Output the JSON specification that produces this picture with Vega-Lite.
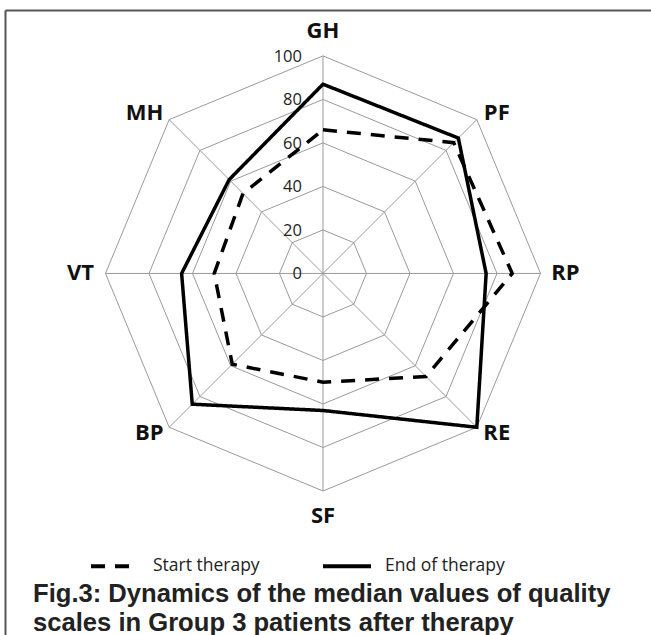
{
  "$schema": "https://vega.github.io/schema/vega-lite/v6.json",
  "width": 646,
  "height": 625,
  "autosize": {"type": "none"},
  "padding": {"left": 5, "top": 10, "right": 0, "bottom": 0},
  "background": "white",
  "config": {"view": {"stroke": null}},
  "title": {
    "text": ["Fig.3: Dynamics of the median values of quality", "scales in Group 3 patients after therapy"],
    "orient": "bottom",
    "anchor": "start",
    "frame": "group",
    "offset": -53,
    "dx": 28,
    "font": "Liberation Sans",
    "fontSize": 25.6,
    "fontWeight": "bold",
    "color": "#222222",
    "lineHeight": 29
  },
  "datasets": {
    "scores": [
      {"axis": "GH", "series": "Start therapy", "value": 66},
      {"axis": "PF", "series": "Start therapy", "value": 85},
      {"axis": "RP", "series": "Start therapy", "value": 87},
      {"axis": "RE", "series": "Start therapy", "value": 67},
      {"axis": "SF", "series": "Start therapy", "value": 50},
      {"axis": "BP", "series": "Start therapy", "value": 59},
      {"axis": "VT", "series": "Start therapy", "value": 50},
      {"axis": "MH", "series": "Start therapy", "value": 52},
      {"axis": "GH", "series": "End of therapy", "value": 87},
      {"axis": "PF", "series": "End of therapy", "value": 88},
      {"axis": "RP", "series": "End of therapy", "value": 75},
      {"axis": "RE", "series": "End of therapy", "value": 100},
      {"axis": "SF", "series": "End of therapy", "value": 63},
      {"axis": "BP", "series": "End of therapy", "value": 85},
      {"axis": "VT", "series": "End of therapy", "value": 65},
      {"axis": "MH", "series": "End of therapy", "value": 61}
    ],
    "axes": [
      {"axis": "GH"}, {"axis": "PF"}, {"axis": "RP"}, {"axis": "RE"},
      {"axis": "SF"}, {"axis": "BP"}, {"axis": "VT"}, {"axis": "MH"}
    ],
    "rings": [
      {"level": [20, 40, 60, 80, 100], "axis": ["GH", "PF", "RP", "RE", "SF", "BP", "VT", "MH"]}
    ],
    "ticks": [
      {"level": 0}, {"level": 20}, {"level": 40}, {"level": 60}, {"level": 80}, {"level": 100}
    ]
  },
  "layer": [
    {
      "data": {"name": "rings"},
      "transform": [
        {"flatten": ["level"]},
        {"flatten": ["axis"]},
        {"calculate": "indexof(['GH','PF','RP','RE','SF','BP','VT','MH'], datum.axis)", "as": "idx"},
        {"calculate": "datum.level * sin(datum.idx * PI / 4)", "as": "px"},
        {"calculate": "datum.level * cos(datum.idx * PI / 4)", "as": "py"}
      ],
      "mark": {"type": "line", "interpolate": "linear-closed", "stroke": "#9a9a9a", "strokeWidth": 1},
      "encoding": {
        "x": {"field": "px", "type": "quantitative", "scale": {"domain": [-146.2, 150.8], "nice": false, "zero": false}, "axis": {"orient": "top", "labels": false, "ticks": false, "grid": false, "title": null, "domainColor": "#555555", "domainWidth": 2}},
        "y": {"field": "py", "type": "quantitative", "scale": {"domain": [-166.2, 121.1], "nice": false, "zero": false}, "axis": {"orient": "left", "labels": false, "ticks": false, "grid": false, "title": null, "domainColor": "#555555", "domainWidth": 2}},
        "detail": {"field": "level", "type": "nominal"},
        "order": {"field": "idx", "type": "quantitative"}
      }
    },
    {
      "data": {"name": "axes"},
      "transform": [
        {"calculate": "indexof(['GH','PF','RP','RE','SF','BP','VT','MH'], datum.axis)", "as": "idx"},
        {"calculate": "0", "as": "ox"},
        {"calculate": "100 * sin(datum.idx * PI / 4)", "as": "px"},
        {"calculate": "100 * cos(datum.idx * PI / 4)", "as": "py"}
      ],
      "mark": {"type": "rule", "stroke": "#9a9a9a", "strokeWidth": 1},
      "encoding": {
        "x": {"field": "ox", "type": "quantitative"},
        "y": {"field": "ox", "type": "quantitative"},
        "x2": {"field": "px"},
        "y2": {"field": "py"}
      }
    },
    {
      "data": {"name": "ticks"},
      "transform": [
        {"calculate": "0", "as": "ox"}
      ],
      "mark": {"type": "text", "align": "right", "baseline": "middle", "dx": -21, "dy": 1, "font": "Open Sans", "fontSize": 16.5, "color": "#222222"},
      "encoding": {
        "x": {"field": "ox", "type": "quantitative"},
        "y": {"field": "level", "type": "quantitative"},
        "text": {"field": "level", "type": "quantitative"}
      }
    },
    {
      "data": {"name": "scores"},
      "transform": [
        {"calculate": "indexof(['GH','PF','RP','RE','SF','BP','VT','MH'], datum.axis)", "as": "idx"},
        {"calculate": "datum.value * sin(datum.idx * PI / 4)", "as": "px"},
        {"calculate": "datum.value * cos(datum.idx * PI / 4)", "as": "py"}
      ],
      "mark": {"type": "line", "interpolate": "linear-closed", "stroke": "black", "strokeWidth": 3.5},
      "encoding": {
        "x": {"field": "px", "type": "quantitative"},
        "y": {"field": "py", "type": "quantitative"},
        "order": {"field": "idx", "type": "quantitative"},
        "strokeDash": {
          "field": "series",
          "type": "nominal",
          "scale": {"domain": ["Start therapy", "End of therapy"], "range": [[14, 10], [1, 0]]},
          "legend": {
            "orient": "none",
            "legendX": 84,
            "legendY": 530,
            "direction": "horizontal",
            "title": null,
            "symbolType": "stroke",
            "symbolSize": 2304,
            "symbolStrokeWidth": 4,
            "symbolStrokeColor": "black",
            "labelFont": "Open Sans",
            "labelFontSize": 17.5,
            "labelColor": "#222222",
            "labelOffset": 12,
            "labelLimit": 300,
            "columnPadding": 55
          }
        }
      }
    },
    {
      "data": {"name": "axes"},
      "transform": [
        {"calculate": "indexof(['GH','PF','RP','RE','SF','BP','VT','MH'], datum.axis)", "as": "idx"},
        {"calculate": "abs(abs(sin(datum.idx * PI / 4)) - abs(cos(datum.idx * PI / 4))) < 0.1", "as": "diag"},
        {"calculate": "sin(datum.idx * PI / 4) * (datum.diag ? (datum.axis == 'MH' ? 116 : 113) : 111.5)", "as": "lx"},
        {"calculate": "cos(datum.idx * PI / 4) * (datum.diag ? 104 : 111.5)", "as": "ly"}
      ],
      "mark": {"type": "text", "align": "center", "baseline": "middle", "font": "Open Sans", "fontWeight": "bold", "fontSize": 22, "color": "#111111"},
      "encoding": {
        "x": {"field": "lx", "type": "quantitative"},
        "y": {"field": "ly", "type": "quantitative"},
        "text": {"field": "axis", "type": "nominal"}
      }
    }
  ]
}
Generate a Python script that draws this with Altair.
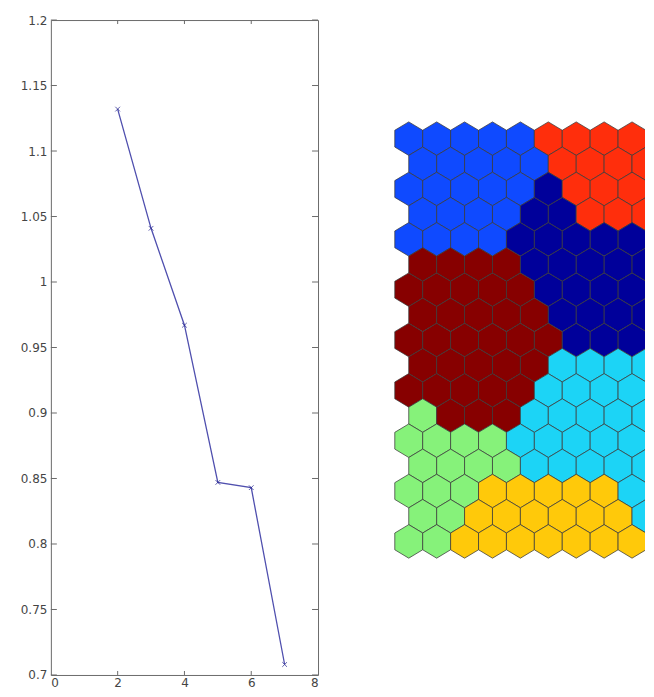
import altair as alt
import pandas as pd

# ---------------- left panel: line with markers ----------------
k_values = [2, 3, 4, 5, 6, 7]
err_values = [1.132, 1.041, 0.967, 0.847, 0.843, 0.708]
x_ticks = [0, 2, 4, 6, 8]
x_inner_ticks = [2, 4, 6]
y_ticks = [0.7, 0.75, 0.8, 0.85, 0.9, 0.95, 1.0, 1.05, 1.1, 1.15, 1.2]

# ---------------- right panel: hexagonal map (rows top->bottom) ----------------
hex_rows = [
    "BBBBBRRRR",
    "BBBBBRRRR",
    "BBBBBNRRR",
    "BBBBNNRRR",
    "BBBBNNNNN",
    "DDDDNNNNN",
    "DDDDDNNNN",
    "DDDDDNNNN",
    "DDDDDDNNN",
    "DDDDDCCCC",
    "DDDDDCCCC",
    "GDDDCCCCC",
    "GGGGCCCCC",
    "GGGGCCCCC",
    "GGGYYYYYC",
    "GGYYYYYYC",
    "GGYYYYYYY",
]
cluster_ids = ["B", "R", "N", "D", "C", "G", "Y"]
cluster_colors = ["#0f4aff", "#ff2e0c", "#00009a", "#870000", "#1cd4f6", "#86f27a", "#ffc90a"]

W, H = 268, 657
TOP = 19
FONT = "DejaVu Sans"
FRAME = "#6a6a6a"

line_df = pd.DataFrame({"k": k_values, "err": err_values})
ytick_df = pd.DataFrame({"v": y_ticks})
xtick_df = pd.DataFrame({"v": x_inner_ticks})

xs = alt.Scale(domain=[0, 8], nice=False, zero=False)
ys = alt.Scale(domain=[0.7, 1.2], nice=False, zero=False)

x_axis = alt.Axis(values=x_ticks, title=None, grid=False, tickSize=0, domain=False,
                  labelPadding=3, labelFontSize=12, labelFont=FONT, labelColor="#444444")
y_axis = alt.Axis(values=y_ticks, format="~g", title=None, grid=False, tickSize=0, domain=False,
                  labelPadding=4, labelFontSize=12, labelFont=FONT, labelColor="#444444",
                  minExtent=42, maxExtent=42)

line = alt.Chart(line_df).mark_line(color="#4f4fae", strokeWidth=1.3).encode(
    x=alt.X("k:Q", scale=xs, axis=x_axis),
    y=alt.Y("err:Q", scale=ys, axis=y_axis),
)
pts = alt.Chart(line_df).mark_point(
    shape="M-1,-1L1,1M-1,1L1,-1", filled=False, size=22, color="#1f1f8c", strokeWidth=1
).encode(
    x=alt.X("k:Q", scale=xs, axis=x_axis),
    y=alt.Y("err:Q", scale=ys, axis=y_axis),
)

tick_len = 6
left_ticks = alt.Chart(ytick_df).mark_rule(color=FRAME, strokeWidth=1).encode(
    y=alt.Y("v:Q", scale=ys, axis=y_axis), x=alt.value(0), x2=alt.value(tick_len))
right_ticks = alt.Chart(ytick_df).mark_rule(color=FRAME, strokeWidth=1).encode(
    y=alt.Y("v:Q", scale=ys, axis=y_axis), x=alt.value(W - tick_len), x2=alt.value(W))
bottom_ticks = alt.Chart(xtick_df).mark_rule(color=FRAME, strokeWidth=1).encode(
    x=alt.X("v:Q", scale=xs, axis=x_axis), y=alt.value(H - 4), y2=alt.value(H))
top_ticks = alt.Chart(xtick_df).mark_rule(color=FRAME, strokeWidth=1).encode(
    x=alt.X("v:Q", scale=xs, axis=x_axis), y=alt.value(0), y2=alt.value(4))

left = alt.layer(left_ticks, right_ticks, bottom_ticks, top_ticks, line, pts).properties(
    width=W, height=H)

# ---------------- hex map ----------------
cells = []
for r, row in enumerate(hex_rows):
    for c, ch in enumerate(row):
        cells.append({"hx": c + 0.5 * (r % 2), "hy": r, "cluster": ch})
hex_df = pd.DataFrame(cells)

RW = 308
cell_w = 28.0
cell_h = 25.25
x0 = -(409 - 338) / cell_w
x1 = x0 + RW / cell_w
y0 = -(138 - TOP) / cell_h
y1 = y0 + H / cell_h

hex_path = "M0,-1.04L0.866,-0.52L0.866,0.52L0,1.04L-0.866,0.52L-0.866,-0.52Z"
u = cell_w / 1.732
hex_size = (2 * u) ** 2

hexes = alt.Chart(hex_df).mark_point(
    shape=hex_path, filled=True, size=hex_size, opacity=1,
    stroke="#3a3a3a", strokeWidth=1, strokeOpacity=0.75, clip=True
).encode(
    x=alt.X("hx:Q", scale=alt.Scale(domain=[x0, x1], nice=False, zero=False), axis=None),
    y=alt.Y("hy:Q", scale=alt.Scale(domain=[y0, y1], nice=False, zero=False, reverse=True), axis=None),
    fill=alt.Fill("cluster:N", scale=alt.Scale(domain=cluster_ids, range=cluster_colors), legend=None),
).properties(width=RW, height=H, view=alt.ViewBackground(stroke="transparent"))

chart = alt.hconcat(left, hexes, spacing=20, bounds="flush").properties(
    padding={"left": 0, "right": 0, "top": 4, "bottom": 0}
).configure_view(stroke=FRAME, strokeWidth=1)

chart.save("out.html", embed_options={"renderer": "svg", "actions": False})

TASK GOAL >>
Go through the preceding material and copy each line that has the word "with".

WRITTEN ANSWER >>
Output the JSON specification that produces this picture with Vega-Lite.
Generate a Python script that draws this with Altair.
# ---------------- left panel: line with markers ----------------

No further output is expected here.